Stored records:

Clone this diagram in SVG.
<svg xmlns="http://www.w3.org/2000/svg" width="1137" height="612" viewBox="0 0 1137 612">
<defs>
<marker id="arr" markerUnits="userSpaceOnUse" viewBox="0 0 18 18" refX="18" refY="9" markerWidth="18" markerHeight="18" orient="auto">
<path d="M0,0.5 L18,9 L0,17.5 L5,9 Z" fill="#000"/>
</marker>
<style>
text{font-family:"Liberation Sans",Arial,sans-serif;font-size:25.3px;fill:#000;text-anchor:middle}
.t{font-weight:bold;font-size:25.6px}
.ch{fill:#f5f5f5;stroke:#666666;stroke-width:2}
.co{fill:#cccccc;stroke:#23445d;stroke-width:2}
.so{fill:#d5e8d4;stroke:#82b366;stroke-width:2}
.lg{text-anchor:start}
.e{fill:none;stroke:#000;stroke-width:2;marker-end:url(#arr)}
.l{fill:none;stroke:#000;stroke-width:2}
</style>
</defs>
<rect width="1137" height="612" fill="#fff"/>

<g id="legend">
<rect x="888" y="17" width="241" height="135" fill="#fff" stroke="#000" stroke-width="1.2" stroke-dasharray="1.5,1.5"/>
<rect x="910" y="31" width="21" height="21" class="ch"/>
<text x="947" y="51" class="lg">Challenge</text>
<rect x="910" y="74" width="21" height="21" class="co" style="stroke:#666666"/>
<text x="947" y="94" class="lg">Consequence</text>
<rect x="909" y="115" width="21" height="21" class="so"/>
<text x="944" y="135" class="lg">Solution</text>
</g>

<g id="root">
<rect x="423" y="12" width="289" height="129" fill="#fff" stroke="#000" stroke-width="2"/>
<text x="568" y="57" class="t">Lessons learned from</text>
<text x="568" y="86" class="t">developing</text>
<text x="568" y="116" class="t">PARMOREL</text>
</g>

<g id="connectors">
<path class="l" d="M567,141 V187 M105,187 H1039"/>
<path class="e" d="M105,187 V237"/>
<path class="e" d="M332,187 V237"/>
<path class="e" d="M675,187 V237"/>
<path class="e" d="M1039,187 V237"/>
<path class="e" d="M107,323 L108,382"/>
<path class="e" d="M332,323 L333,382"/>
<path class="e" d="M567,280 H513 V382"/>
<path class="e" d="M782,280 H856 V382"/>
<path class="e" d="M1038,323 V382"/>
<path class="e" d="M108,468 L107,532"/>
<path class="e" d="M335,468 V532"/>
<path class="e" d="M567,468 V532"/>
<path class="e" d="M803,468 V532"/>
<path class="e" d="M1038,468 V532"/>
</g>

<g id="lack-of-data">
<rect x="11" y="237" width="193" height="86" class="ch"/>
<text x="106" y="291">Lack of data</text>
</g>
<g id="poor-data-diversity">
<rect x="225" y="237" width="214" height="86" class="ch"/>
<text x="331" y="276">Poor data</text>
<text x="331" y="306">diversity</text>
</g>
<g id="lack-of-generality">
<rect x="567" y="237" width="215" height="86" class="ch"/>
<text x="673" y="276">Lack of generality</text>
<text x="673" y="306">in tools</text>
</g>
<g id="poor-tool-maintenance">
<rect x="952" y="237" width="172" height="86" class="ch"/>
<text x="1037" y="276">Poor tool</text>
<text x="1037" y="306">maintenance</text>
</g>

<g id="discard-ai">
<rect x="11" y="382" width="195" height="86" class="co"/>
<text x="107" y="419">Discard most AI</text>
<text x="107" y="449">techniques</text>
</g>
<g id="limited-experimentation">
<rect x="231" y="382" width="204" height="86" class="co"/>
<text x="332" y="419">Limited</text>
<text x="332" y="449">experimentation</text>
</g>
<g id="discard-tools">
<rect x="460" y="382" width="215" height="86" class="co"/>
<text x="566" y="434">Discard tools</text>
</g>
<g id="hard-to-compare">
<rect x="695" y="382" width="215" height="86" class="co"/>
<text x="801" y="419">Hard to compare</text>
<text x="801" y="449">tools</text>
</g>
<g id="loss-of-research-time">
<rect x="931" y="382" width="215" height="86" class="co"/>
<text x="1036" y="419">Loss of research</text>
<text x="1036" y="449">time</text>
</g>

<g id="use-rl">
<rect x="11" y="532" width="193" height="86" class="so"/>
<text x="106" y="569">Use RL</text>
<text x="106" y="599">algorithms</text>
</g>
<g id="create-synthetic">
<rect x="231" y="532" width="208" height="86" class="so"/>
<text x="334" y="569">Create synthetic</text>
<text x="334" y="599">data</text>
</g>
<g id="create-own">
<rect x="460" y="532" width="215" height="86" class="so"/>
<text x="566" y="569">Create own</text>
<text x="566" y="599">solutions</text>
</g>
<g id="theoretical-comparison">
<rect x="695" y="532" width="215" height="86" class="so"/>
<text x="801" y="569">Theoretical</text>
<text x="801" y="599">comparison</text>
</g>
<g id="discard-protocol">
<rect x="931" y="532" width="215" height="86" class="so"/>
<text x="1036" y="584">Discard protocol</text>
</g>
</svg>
--
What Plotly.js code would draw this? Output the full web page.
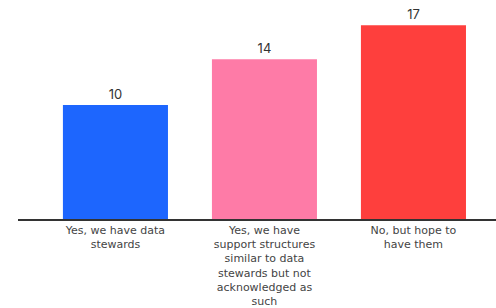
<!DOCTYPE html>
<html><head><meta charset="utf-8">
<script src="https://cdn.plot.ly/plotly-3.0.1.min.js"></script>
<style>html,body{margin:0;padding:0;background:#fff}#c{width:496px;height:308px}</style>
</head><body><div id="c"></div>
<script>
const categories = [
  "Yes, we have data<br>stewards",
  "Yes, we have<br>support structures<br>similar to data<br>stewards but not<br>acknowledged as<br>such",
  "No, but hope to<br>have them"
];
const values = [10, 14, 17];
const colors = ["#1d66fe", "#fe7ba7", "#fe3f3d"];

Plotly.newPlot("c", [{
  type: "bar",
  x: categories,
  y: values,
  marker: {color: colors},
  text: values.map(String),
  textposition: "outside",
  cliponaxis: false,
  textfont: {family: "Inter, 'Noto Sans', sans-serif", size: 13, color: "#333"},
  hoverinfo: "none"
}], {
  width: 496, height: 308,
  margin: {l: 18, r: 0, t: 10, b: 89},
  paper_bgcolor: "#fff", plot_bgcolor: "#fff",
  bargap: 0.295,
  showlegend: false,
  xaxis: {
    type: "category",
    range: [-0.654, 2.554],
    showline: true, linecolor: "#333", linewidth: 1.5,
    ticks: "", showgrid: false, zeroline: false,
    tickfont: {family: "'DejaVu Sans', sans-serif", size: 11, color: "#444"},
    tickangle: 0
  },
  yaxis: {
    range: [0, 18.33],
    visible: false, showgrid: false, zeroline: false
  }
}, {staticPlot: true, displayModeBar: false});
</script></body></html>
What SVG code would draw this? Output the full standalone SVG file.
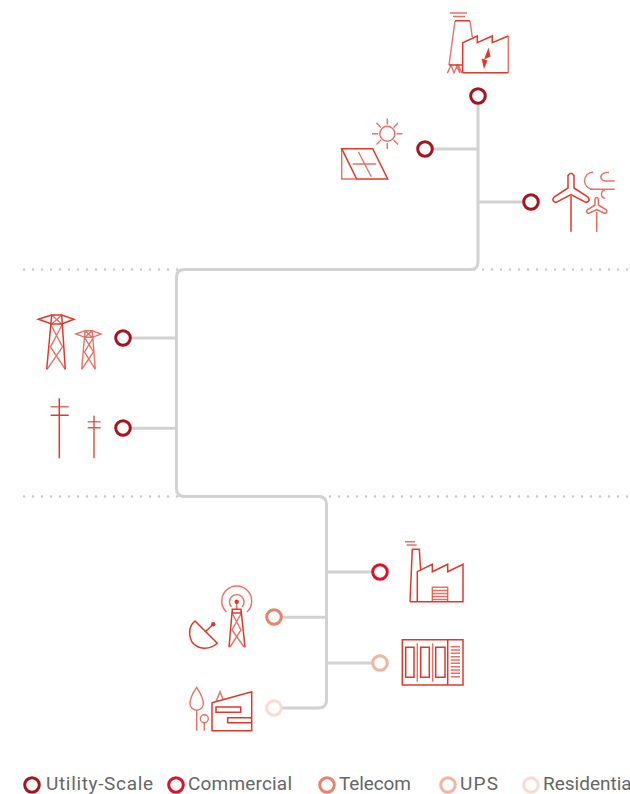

**What to work on**. Every line holding "code" should be copied out.

**Correct answer**.
What Plotly.js code would draw this? Output the full web page.
What SVG code would draw this? Output the full standalone SVG file.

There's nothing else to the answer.